INSTRUCTIONS TO FOLLOW: How many lines of the entries below include the word "this"? Answer with the number alone.
##### SUPPLIED RECORDS
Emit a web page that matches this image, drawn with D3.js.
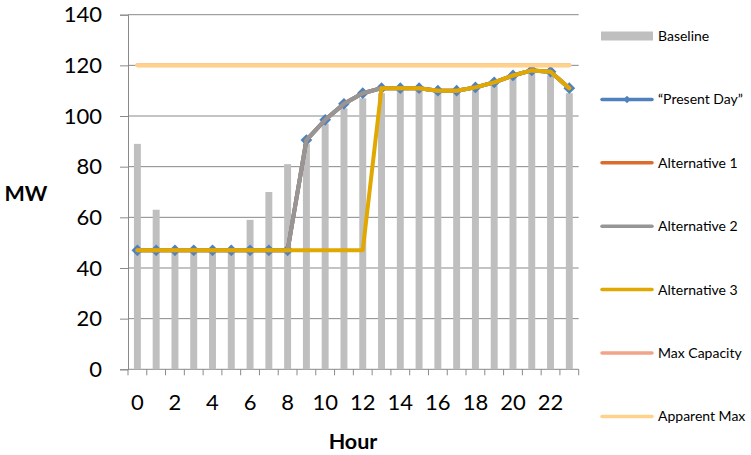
<!DOCTYPE html>
<html>
<head>
<meta charset="utf-8">
<script src="https://cdn.jsdelivr.net/npm/d3@7"></script>
<style>
  html, body { margin: 0; padding: 0; background: #fff; }
  svg { display: block; font-family: Lato, "Open Sans", sans-serif; }
</style>
</head>
<body>
<svg id="chart" width="751" height="455"></svg>
<script>
const hours = d3.range(0, 24);
const hourTickLabels = ["0","2","4","6","8","10","12","14","16","18","20","22"];
const yTicks = [0, 20, 40, 60, 80, 100, 120, 140];

const baseline    = [89, 63, 46, 46, 46, 46, 59, 70, 81, 89, 97, 103, 107, 109, 110, 110, 109, 109, 110, 112, 115, 117, 116, 109];
const presentDay  = [47, 47, 47, 47, 47, 47, 47, 47, 47, 90.5, 98.5, 104.8, 109, 111, 111, 111, 110, 110, 111.3, 113.3, 116, 118, 117.5, 111];
const alternative1 = [47, 47, 47, 47, 47, 47, 47, 47, 47, 90.5, 98.5, 104.8, 109, 111, 111, 111, 110, 110, 111.3, 113.3, 116, 118, 117.5, 111];
const alternative2 = [47, 47, 47, 47, 47, 47, 47, 47, 47, 90.5, 98.5, 104.8, 109, 111, 111, 111, 110, 110, 111.3, 113.3, 116, 118, 117.5, 111];
const alternative3 = [47, 47, 47, 47, 47, 47, 47, 47, 47, 47, 47, 47, 47, 111, 111, 111, 110, 110, 111.3, 113.3, 116, 118, 117.5, 111];
const maxCapacity  = [120, 120, 120, 120, 120, 120, 120, 120, 120, 120, 120, 120, 120, 120, 120, 120, 120, 120, 120, 120, 120, 120, 120, 120];
const apparentMax  = [120, 120, 120, 120, 120, 120, 120, 120, 120, 120, 120, 120, 120, 120, 120, 120, 120, 120, 120, 120, 120, 120, 120, 120];

const seriesNames  = ["Baseline", "\u201CPresent Day\u201D", "Alternative 1", "Alternative 2", "Alternative 3", "Max Capacity", "Apparent Max"];
const seriesColors = ["#BFBFBF", "#4F81BD", "#DD6B2C", "#969696", "#E0A800", "#F2A488", "#FFD28A"];

const lineSeries = [
  { name: seriesNames[1], values: presentDay,   color: seriesColors[1], marker: true },
  { name: seriesNames[2], values: alternative1, color: seriesColors[2], marker: false },
  { name: seriesNames[3], values: alternative2, color: seriesColors[3], marker: false },
  { name: seriesNames[4], values: alternative3, color: seriesColors[4], marker: false },
  { name: seriesNames[5], values: maxCapacity,  color: seriesColors[5], marker: false },
  { name: seriesNames[6], values: apparentMax,  color: seriesColors[6], marker: false }
];

const svg = d3.select("#chart");
const plotLeft = 128, plotRight = 578.7, plotTop = 14.7, plotBottom = 369.3;

const x = d3.scaleBand().domain(hours).range([plotLeft, plotRight]).padding(0);
const y = d3.scaleLinear().domain([0, 140]).range([plotBottom, plotTop]);
const barW = x.bandwidth() * 0.37;
const cx = h => x(h) + x.bandwidth() / 2;

// gridlines
svg.append("g").selectAll("line").data(yTicks.filter(v => v > 0)).join("line")
  .attr("x1", plotLeft).attr("x2", plotRight)
  .attr("y1", d => y(d)).attr("y2", d => y(d))
  .attr("stroke", "#898989").attr("stroke-width", 1);

// y axis
const yAxis = d3.axisLeft(y).tickValues(yTicks).tickSize(8).tickPadding(18).tickFormat(d3.format("d"));
const gy = svg.append("g").attr("transform", `translate(${plotLeft},0)`).call(yAxis);
gy.select(".domain").attr("stroke", "#898989");
gy.selectAll(".tick line").attr("stroke", "#898989");
gy.selectAll(".tick text").attr("font-size", 22).attr("fill", "#000").attr("font-family", "Lato");

// x axis with ticks at category boundaries
svg.append("line").attr("x1", plotLeft).attr("x2", plotRight).attr("y1", plotBottom).attr("y2", plotBottom)
  .attr("stroke", "#898989");
svg.append("g").selectAll("line").data(d3.range(0, 25)).join("line")
  .attr("x1", d => plotLeft + d * x.step()).attr("x2", d => plotLeft + d * x.step())
  .attr("y1", plotBottom).attr("y2", plotBottom + 6)
  .attr("stroke", "#898989");
svg.append("g").selectAll("text").data(hourTickLabels).join("text")
  .attr("x", d => cx(+d)).attr("y", 410)
  .attr("text-anchor", "middle").attr("font-size", 22).attr("fill", "#000")
  .text(d => d);

// bars
svg.append("g").selectAll("rect").data(baseline).join("rect")
  .attr("x", (d, i) => cx(hours[i]) - barW / 2)
  .attr("width", barW)
  .attr("y", d => y(d))
  .attr("height", d => y(0) - y(d))
  .attr("fill", seriesColors[0]);

// lines
const line = d3.line().x((d, i) => cx(hours[i])).y(d => y(d));
const diamond = d3.symbol().type(d3.symbolDiamond2).size(88);
lineSeries.forEach(s => {
  const g = svg.append("g");
  g.append("path").attr("d", line(s.values))
    .attr("fill", "none").attr("stroke", s.color).attr("stroke-width", 4)
    .attr("stroke-linejoin", "round").attr("stroke-linecap", "round");
  if (s.marker) {
    g.selectAll("path.m").data(s.values).join("path").attr("class", "m")
      .attr("d", diamond)
      .attr("transform", (d, i) => `translate(${cx(hours[i])},${y(d)})`)
      .attr("fill", s.color);
  }
});

// axis titles
svg.append("text").attr("x", 26).attr("y", 201).attr("text-anchor", "middle")
  .attr("font-size", 21.5).attr("font-weight", "bold").attr("fill", "#000").text("MW");
svg.append("text").attr("x", 353).attr("y", 449).attr("text-anchor", "middle")
  .attr("font-size", 21.5).attr("font-weight", "bold").attr("fill", "#000").text("Hour");

// legend
const legend = svg.append("g");
seriesNames.forEach((name, i) => {
  const ly = 36 + i * 63.4;
  if (i === 0) {
    legend.append("rect").attr("x", 601).attr("y", ly - 4.5).attr("width", 52).attr("height", 9)
      .attr("fill", seriesColors[0]);
  } else {
    legend.append("line").attr("x1", 602).attr("x2", 652).attr("y1", ly).attr("y2", ly)
      .attr("stroke", seriesColors[i]).attr("stroke-width", 3.5).attr("stroke-linecap", "round");
    if (i === 1) {
      legend.append("path").attr("d", d3.symbol().type(d3.symbolDiamond2).size(36))
        .attr("transform", `translate(627,${ly})`).attr("fill", seriesColors[1]);
    }
  }
  legend.append("text").attr("x", 658).attr("y", ly + 5).attr("font-size", 14)
    .attr("fill", "#000").text(name);
});
</script>
</body>
</html>
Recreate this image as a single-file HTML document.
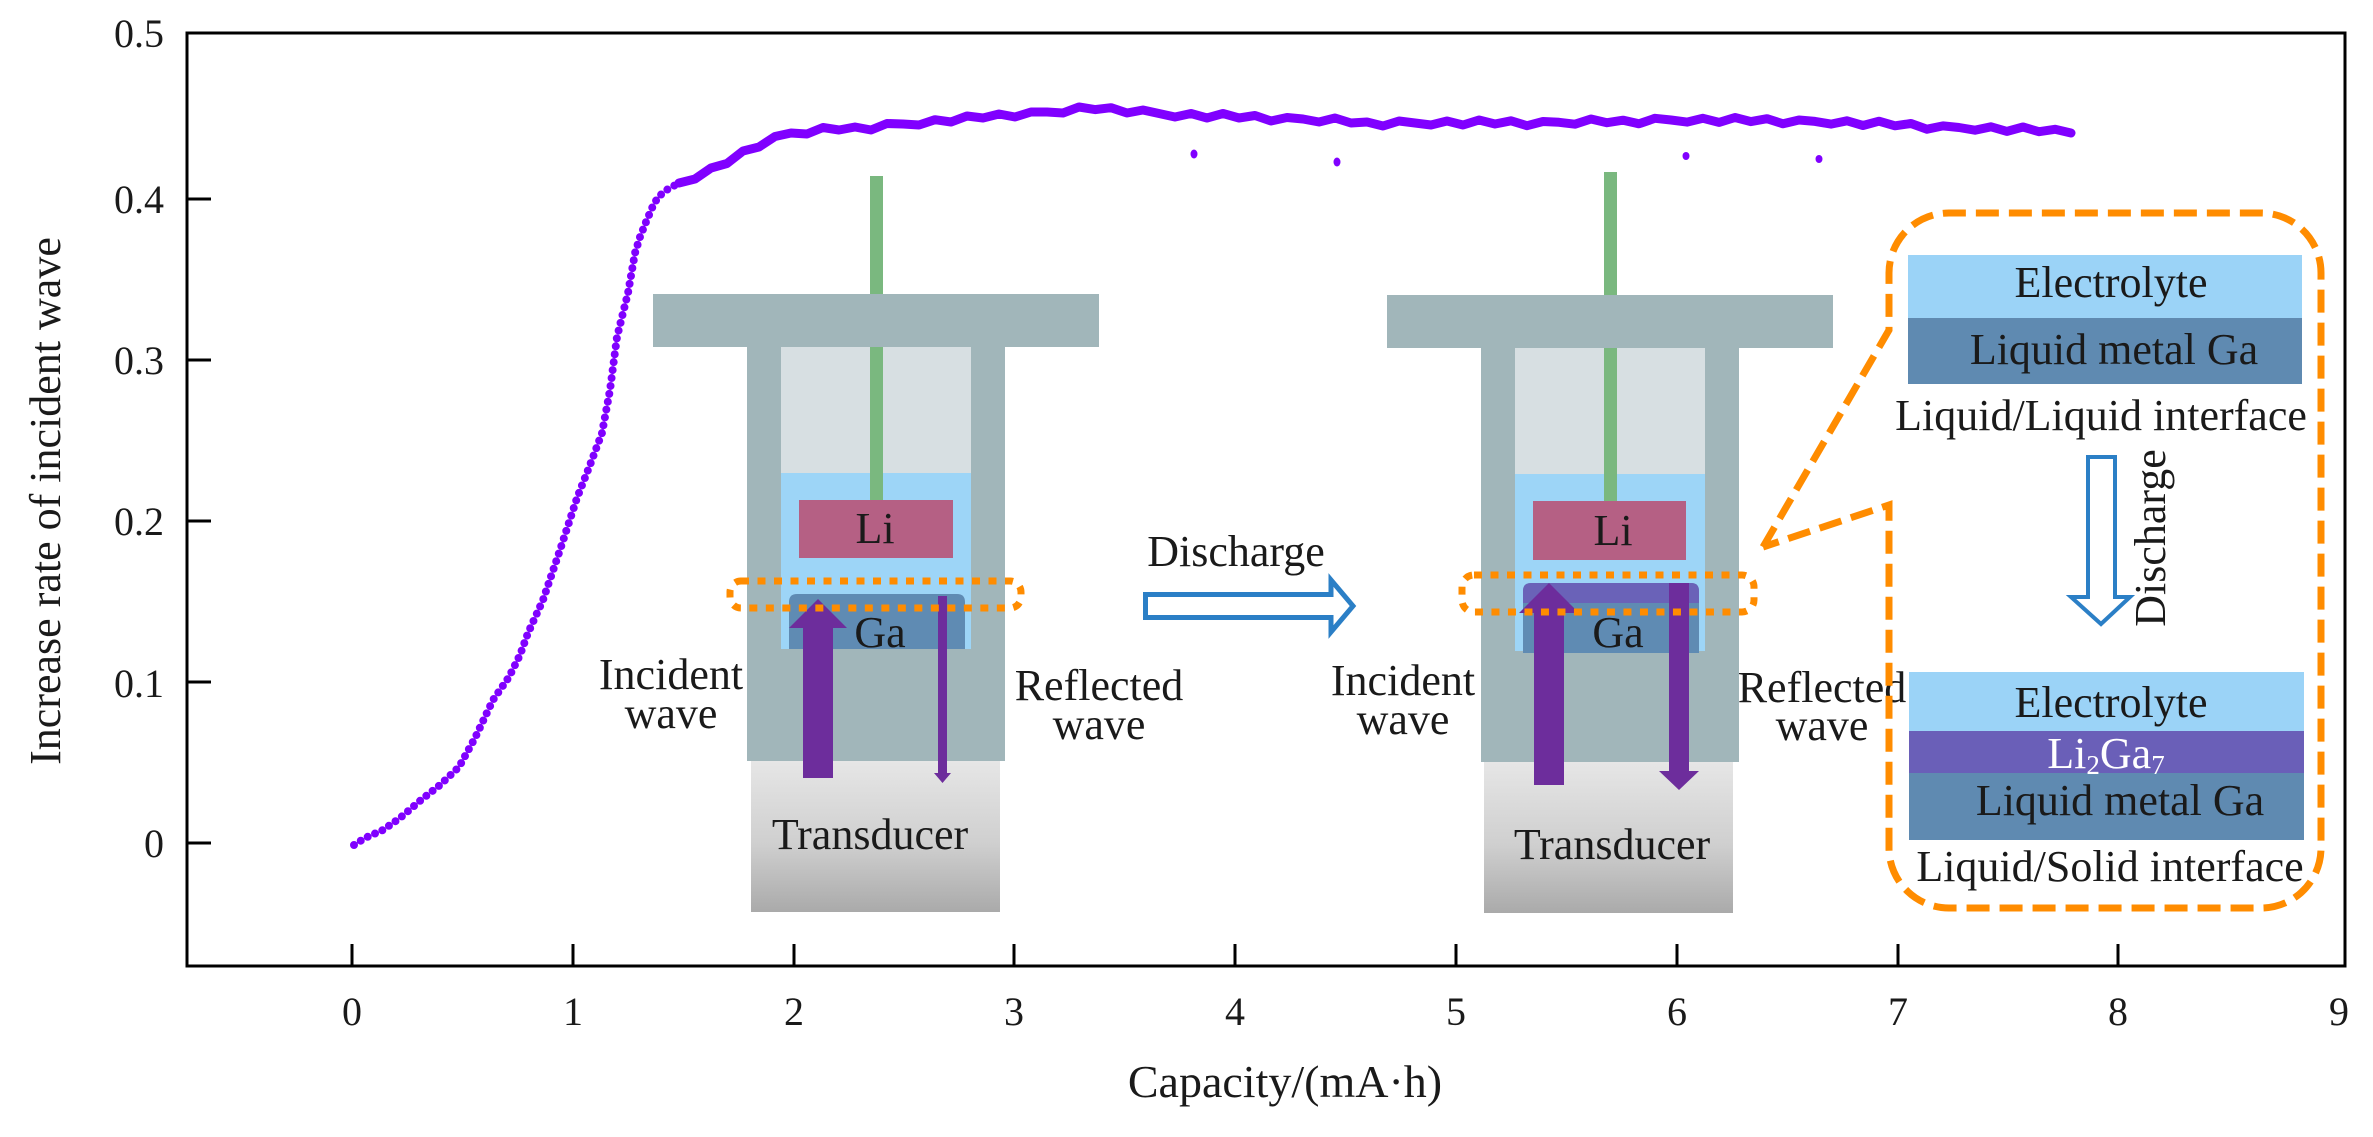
<!DOCTYPE html>
<html>
<head>
<meta charset="utf-8">
<style>
  html,body{margin:0;padding:0;background:#fff;}
  svg{display:block;}
  text{font-family:"Liberation Serif","Times New Roman",serif;fill:#1a1a1a;}
</style>
</head>
<body>
<svg width="2373" height="1137" viewBox="0 0 2373 1137" xmlns="http://www.w3.org/2000/svg">
  <defs>
    <linearGradient id="tg" x1="0" y1="0" x2="0" y2="1">
      <stop offset="0" stop-color="#e6e6e6"/>
      <stop offset="0.55" stop-color="#cfcfcf"/>
      <stop offset="1" stop-color="#aaaaaa"/>
    </linearGradient>
  </defs>
  <rect x="0" y="0" width="2373" height="1137" fill="#fff"/>

  <!-- ===== Cell 1 ===== -->
  <rect x="870" y="176" width="13" height="330" fill="#7ab87f"/>
  <rect x="747" y="340" width="258" height="421" fill="#a1b6ba"/>
  <rect x="781" y="347" width="190" height="126" fill="#d7dfe2"/>
  <rect x="781" y="473" width="190" height="176" fill="#9dd5f7"/>
  <rect x="870" y="347" width="13" height="153" fill="#7ab87f"/>
  <rect x="653" y="294" width="446" height="53" fill="#a1b6ba"/>
  <rect x="799" y="500" width="154" height="58" fill="#b56084"/>
  <text x="875" y="543" font-size="44" text-anchor="middle">Li</text>
  <path d="M789,649 L789,602 Q789,594 797,594 L957,594 Q965,594 965,602 L965,649 Z" fill="#5f8bb3"/>
  <text x="880" y="647" font-size="44" text-anchor="middle">Ga</text>
  <rect x="751" y="761" width="249" height="151" fill="url(#tg)"/>
  <text x="870" y="849" font-size="44" text-anchor="middle">Transducer</text>
  <!-- arrows -->
  <polygon points="803,778 833,778 833,628 847,628 818,599 789,628 803,628" fill="#6d2d9c"/>
  <rect x="938" y="596" width="9" height="178" fill="#6d2d9c"/>
  <polygon points="934,773 951,773 942.5,783" fill="#6d2d9c"/>
  <rect x="730" y="581" width="291" height="27" rx="11" fill="none" stroke="#ff8c00" stroke-width="7" stroke-dasharray="8 8.5"/>
  <text x="671" y="689" font-size="44" text-anchor="middle">Incident</text>
  <text x="671" y="728" font-size="44" text-anchor="middle">wave</text>
  <text x="1099" y="700" font-size="44" text-anchor="middle">Reflected</text>
  <text x="1099" y="739" font-size="44" text-anchor="middle">wave</text>

  <!-- ===== Discharge arrow (horizontal) ===== -->
  <text x="1236" y="566" font-size="44" text-anchor="middle">Discharge</text>
  <polygon points="1145.5,594.5 1331,594.5 1331,580 1353,606 1331,632 1331,617.5 1145.5,617.5" fill="#fff" stroke="#2b7fc6" stroke-width="5"/>

  <!-- ===== Cell 2 ===== -->
  <rect x="1604" y="172" width="13" height="335" fill="#7ab87f"/>
  <rect x="1481" y="340" width="258" height="422" fill="#a1b6ba"/>
  <rect x="1515" y="348" width="190" height="126" fill="#d7dfe2"/>
  <rect x="1515" y="474" width="190" height="177" fill="#9dd5f7"/>
  <rect x="1604" y="348" width="13" height="153" fill="#7ab87f"/>
  <rect x="1387" y="295" width="446" height="53" fill="#a1b6ba"/>
  <rect x="1533" y="501" width="153" height="59" fill="#b56084"/>
  <text x="1613" y="545" font-size="44" text-anchor="middle">Li</text>
  <path d="M1523,653 L1523,591 Q1523,583 1531,583 L1691,583 Q1699,583 1699,591 L1699,653 Z" fill="#5f8bb3"/>
  <path d="M1523,603 L1523,591 Q1523,583 1531,583 L1691,583 Q1699,583 1699,591 L1699,603 Z" fill="#6a62b8"/>
  <text x="1618" y="647" font-size="44" text-anchor="middle">Ga</text>
  <rect x="1484" y="762" width="249" height="151" fill="url(#tg)"/>
  <text x="1612" y="859" font-size="44" text-anchor="middle">Transducer</text>
  <polygon points="1534,785 1564,785 1564,613 1579,613 1549,583 1519,613 1534,613" fill="#6d2d9c"/>
  <rect x="1669" y="583" width="20" height="189" fill="#6d2d9c"/>
  <polygon points="1659,771 1699,771 1679,790" fill="#6d2d9c"/>
  <rect x="1462" y="575" width="292" height="37" rx="12" fill="none" stroke="#ff8c00" stroke-width="7" stroke-dasharray="8 8.5"/>
  <text x="1403" y="695" font-size="44" text-anchor="middle">Incident</text>
  <text x="1403" y="734" font-size="44" text-anchor="middle">wave</text>
  <text x="1822" y="702" font-size="44" text-anchor="middle">Reflected</text>
  <text x="1822" y="740" font-size="44" text-anchor="middle">wave</text>

  <!-- ===== Right panel ===== -->
  <path d="M1763,547 L1889,330 L1889,273 A60,60 0 0 1 1949,213 L2261,213 A60,60 0 0 1 2321,273 L2321,848 A60,60 0 0 1 2261,908 L1949,908 A60,60 0 0 1 1889,848 L1889,505 L1763,547" fill="none" stroke="#ff8c00" stroke-width="7" stroke-dasharray="23 10"/>
  <rect x="1908" y="255" width="394" height="63" fill="#9bd3f7"/>
  <rect x="1908" y="318" width="394" height="66" fill="#5f8ab1"/>
  <text x="2111" y="297" font-size="44" text-anchor="middle">Electrolyte</text>
  <text x="2114" y="364" font-size="44" text-anchor="middle">Liquid metal Ga</text>
  <text x="2101" y="430" font-size="44" text-anchor="middle">Liquid/Liquid interface</text>
  <polygon points="2088,457 2115,457 2115,597 2130,597 2101,624 2071,597 2088,597" fill="#fff" stroke="#2b7fc6" stroke-width="4"/>
  <text transform="translate(2165,538) rotate(-90)" font-size="44" text-anchor="middle">Discharge</text>
  <rect x="1909" y="672" width="395" height="59" fill="#9bd3f7"/>
  <rect x="1909" y="731" width="395" height="42" fill="#6a5fb8"/>
  <rect x="1909" y="773" width="395" height="67" fill="#5f8ab1"/>
  <text x="2111" y="717" font-size="44" text-anchor="middle">Electrolyte</text>
  <text x="2106" y="768" font-size="44" text-anchor="middle" style="fill:#ffffff">Li<tspan font-size="27" dy="6">2</tspan><tspan dy="-6">Ga</tspan><tspan font-size="27" dy="6">7</tspan></text>
  <text x="2120" y="815" font-size="44" text-anchor="middle">Liquid metal Ga</text>
  <text x="2110" y="881" font-size="44" text-anchor="middle">Liquid/Solid interface</text>

  <!-- ===== Data ===== -->
  <polyline fill="none" stroke="#8000ff" stroke-width="8" stroke-linecap="round" stroke-linejoin="round" stroke-dasharray="0 8"
    points="354,845 365,838 383,830 400,818 421,800 440,785 459,767 475,738 493,700 509,677 520,655 528,633 543,600 560,550 577,498 590,465 602,433 610,390 617,337 623,313 628,293 635,253 640,237 646,222 652,208 658,197 668,189 679,183"/>
  <polyline fill="none" stroke="#8000ff" stroke-width="9" stroke-linecap="round" stroke-linejoin="round"
    points="679,183 695,179 711,168 727,163.5 743,151 759,147 775,136.5 791,133 807,134 823,127.5 839,130 855,127 871,130 887,123.5 903,124 919,125 935,119.7 951,122 967,116 983,118 999,114 1015,117 1031,112 1047,112 1063,113 1079,107 1095,109.6 1111,107.7 1127,113 1143,110 1159,113.5 1175,117 1191,113.5 1207,118 1223,113.5 1239,118 1255,115.5 1271,121 1287,117.5 1303,119 1319,122 1335,118 1351,123 1367,122 1383,126 1399,121 1415,123 1431,125 1447,121 1463,125 1479,120 1495,124 1511,120.8 1527,125.7 1543,121.5 1559,122.3 1575,124.2 1591,119 1607,122.7 1623,120.2 1639,123.8 1655,118.3 1671,120 1687,122.1 1703,118.3 1719,122.4 1735,117.5 1751,121.6 1767,118.7 1783,123.8 1799,120 1815,121.4 1831,124.1 1847,120.8 1863,125.5 1879,121.2 1895,125.8 1911,123.5 1927,129.2 1943,125.9 1959,127.5 1975,130.2 1991,126.8 2007,131.4 2023,127 2039,131.7 2055,129.3 2071,133"/>
  <ellipse cx="1194" cy="154" rx="3.5" ry="4.5" fill="#8000ff"/>
  <ellipse cx="1337" cy="162" rx="3.5" ry="4.5" fill="#8000ff"/>
  <ellipse cx="1686" cy="156" rx="3.5" ry="4" fill="#8000ff"/>
  <ellipse cx="1819" cy="159" rx="3.5" ry="4" fill="#8000ff"/>

  <!-- ===== Axes ===== -->
  <rect x="187" y="33" width="2158" height="933" fill="none" stroke="#000" stroke-width="3"/>
  <g stroke="#000" stroke-width="3">
    <line x1="187" y1="199" x2="211" y2="199"/>
    <line x1="187" y1="360" x2="211" y2="360"/>
    <line x1="187" y1="521" x2="211" y2="521"/>
    <line x1="187" y1="682" x2="211" y2="682"/>
    <line x1="187" y1="843" x2="211" y2="843"/>
    <line x1="352" y1="944" x2="352" y2="966"/>
    <line x1="573" y1="944" x2="573" y2="966"/>
    <line x1="794" y1="944" x2="794" y2="966"/>
    <line x1="1014" y1="944" x2="1014" y2="966"/>
    <line x1="1235" y1="944" x2="1235" y2="966"/>
    <line x1="1456" y1="944" x2="1456" y2="966"/>
    <line x1="1677" y1="944" x2="1677" y2="966"/>
    <line x1="1898" y1="944" x2="1898" y2="966"/>
    <line x1="2118" y1="944" x2="2118" y2="966"/>
  </g>
  <g font-size="40" text-anchor="end">
    <text x="164" y="47">0.5</text>
    <text x="164" y="213">0.4</text>
    <text x="164" y="374">0.3</text>
    <text x="164" y="535">0.2</text>
    <text x="164" y="697">0.1</text>
    <text x="164" y="857">0</text>
  </g>
  <g font-size="40" text-anchor="middle">
    <text x="352" y="1025">0</text>
    <text x="573" y="1025">1</text>
    <text x="794" y="1025">2</text>
    <text x="1014" y="1025">3</text>
    <text x="1235" y="1025">4</text>
    <text x="1456" y="1025">5</text>
    <text x="1677" y="1025">6</text>
    <text x="1898" y="1025">7</text>
    <text x="2118" y="1025">8</text>
    <text x="2339" y="1025">9</text>
  </g>
  <text transform="translate(60,501) rotate(-90)" font-size="44" text-anchor="middle">Increase rate of incident wave</text>
  <text x="1285" y="1097" font-size="46" text-anchor="middle">Capacity/(mA·h)</text>
</svg>
</body>
</html>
##########
FINISHED EXERCISE: 2